Une fois arrivés en France, mes parents se sont installés à Roche-la-Molière, à coté du travail de mon père : il était cordonnier chez Intermarché ; ma mère a trouvé du travail à Saint-Étienne comme couturière chez home Spirit où elle s'est très bien intégrée. Mes parents habitaient dans un appartement à la Varenne, où ils n'avaient rien ; ils n'avaient pas d'argent et leur appartement était très peu meublé. ils avaient du mal à survivre, ils sont partis de rien, mais malgré cela ils ont réussi à avoir plus d'argent et à se construire une vie. Plus tard ils ont eu mon frère en novembre 1990 puis ils m'ont eu en juillet 1999. Pour terminer ils se sont achetés une maison au Chambon-Feugerolles en 2003 ; pour mon frère et moi l'enfance à l’école, ou dans les autres activités s'est très bien passée ; on s'est très bien intégré.
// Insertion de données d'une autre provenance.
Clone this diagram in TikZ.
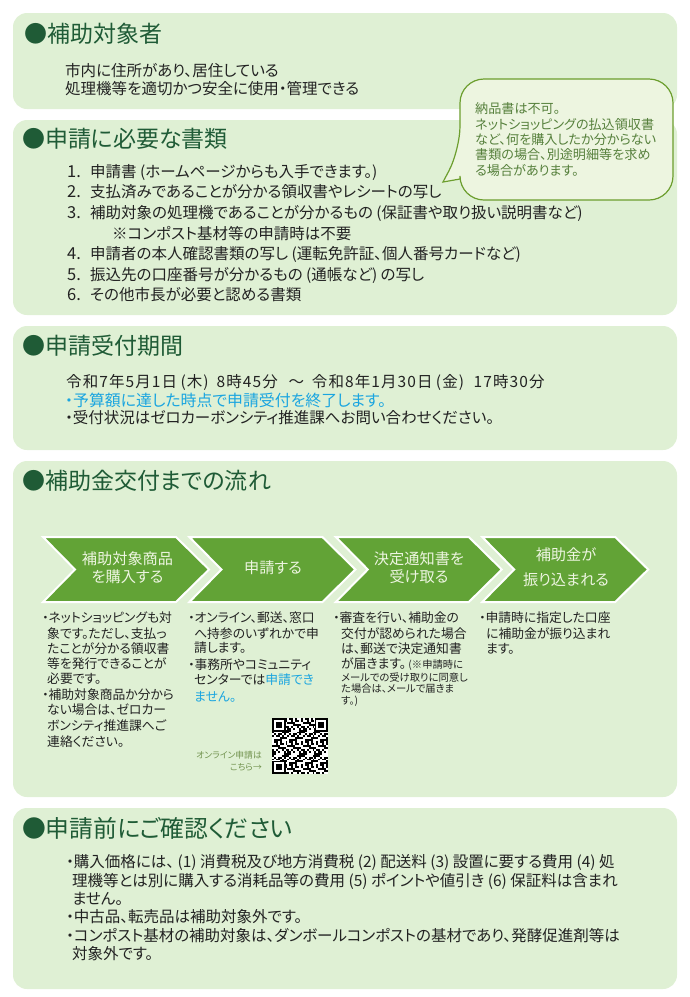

Aujourd'hui nous entretenons bien nos liens avec notre famille mauricienne et l'île Maurice : nous leur parlons souvent par Skype ou par Facebook ; ma mère cuisine et parle souvent mauricien ou plutôt créole ; nous sommes retournés 4 fois à l’île Maurice, en 1991, en 2000, en 2010 et en 2013, et nous pensons y retourner en 2018 ; d’ailleurs depuis que ma mère est partie, elle ne reconnaît plus l’île Maurice : elle a extrêmement évolué et elle s'est modernisée grâce au tourisme. C'est devenu une île moderne, mais toujours aussi belle et chaude surtout.